Editor’s Note: This is part 45 in Emily Potts’ inspirational series (previously called “Design Links”). Every other week she features three artists whose work offers fresh, fun, and stimulating creative inspiration. Each artist picks the next link—someone who personally inspires him/her. Check out the forty-fourth part in the series, featuring River Jukes-Hudson, Way Wza & Toyin Ojih Odutola.
This week we do a reset, and I chose to feature …
I’ve admired Whitney’s illustration work for years. She is a craftsperson, a mentor, and a teacher. Several years ago I contracted her to write a book about the practice of sketching, which became Playing with Sketches (Rockport Publishers). I was impressed with not only her knowledge and skills as an artist and her ability to share these tips, but also her generosity. Rather than just showing how she would draw something, she featured the works of more than 100 artists to illustrate her points.
Recently, Whitney has been producing work for sale under her brand Pbody Dsign. Marketed under the tagline of Limited Edition Wares For Your Eclectic Home, these pieces incorporate handworked surfaces on each piece. I love the bold simplicity of her limited-edition ceramics collection.
I love the wordplay on these little creations. She hand-painted each matchbox and applied labels that incorporate illustration and design elements that reference matchbox labels in India. It’s art you can carry in your pocket.
Whitney Sherman is inspired by …
She inspires me because of her conceptual intelligence, mad gouache painting skills, and image/text relationships: whether it is a cultural comment such as Puff, Puff, Pass brush-lettered on an ashtray; the nostalgia for old library book sign-out cards on the jacket design for Antonya Nelson’s short stories Funny Once; or her playful drawings of common objects with captions, sometimes sexually charged like the #2 pencil [drawn in pencil] that is captioned Only the Tip.
I especially love Na’s paintings of objects and how, on first glance, they are deceptively ordinary looking. But they sneak up on you. I love her recent illustration for Vogue article entitled “What Does “Date Night” Dressing Look Like in the Trump Era? which pays homage to Jenny Holzer’s Truism’s series by presenting Holzer’s 1977 aphorism Abuse of Power on a white t-shirt in almost a clothing catalog manner. Presented with the article headline and published in Vogue, the painting and truism take on a deeper historic meanings. Or her New York Times piece for the article Why English Keeps On, Like, Totally Changing that appropriates dance-step instructions superimposed with vowels and consonants. Na is subversive with most of her word/image relationships and wordplay. I also love her plastic bag series she has posted on Instagram that are raising money for Planned Parenthood.
Some years back Na painted a few book jackets, word-playing the titles and making a new illustration on the front of the painting of the book.

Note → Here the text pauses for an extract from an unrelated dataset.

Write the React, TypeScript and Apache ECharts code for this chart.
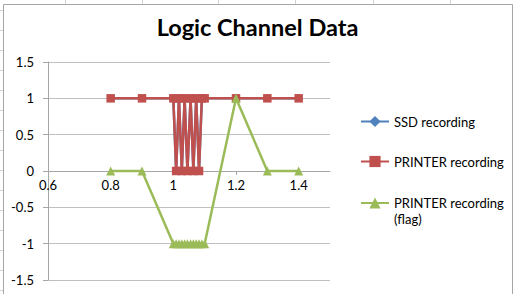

Interestingly she now is an award-winning book jacket designer having worked a Bloomsbury and FSG. Her covers use a wide range of visual play including wash paintings and hand lettering as well as tightly cropped photos and lettering. Her cover for Mike Roberts novel Cannibals in Love has a surgical precision to it showing tightly interwoven fingers and sans serif letters literally cut out of the image.The inky drawing she did for Megan Mayhew Bergman’s novel Almost Famous Women is directly opposite in image and letterforms.
Na Kim is inspired by …
His work is often imitated but inimitable. A purveyor of design as a form of art who constantly invents new ways of seeing. Hard to pick any favorites, but here are a few.
Brilliant. With this design he lets the title and concept speak for itself, while simultaneously allowing the typeface to carry David Salle’s tongue-in-cheek tone throughout the book.
Schubert’s Winter Journey, is in a way, a translation of Franz Schubert’s Winterreise (Winter’s Journey): a cycle of voice and piano compositions set to 24 poems by Wilhelm Müller. I randomly came across this book while I was casually browsing a local bookstore, and I was thrilled. Spellbound by the blind-embossed footprints across the winter snow, I purchased it without hesitation. Classical music can be an intimidating subject to approach, but Peter’s design gave this amateur classical music enthusiast the courage to delve deeper into the genius of Schubert.
As far as biographies go, this is probably my favorite cover. The simple typography and portrait of Gehry overlaid with his sketch lines that represent his way of thinking. It’s beautiful.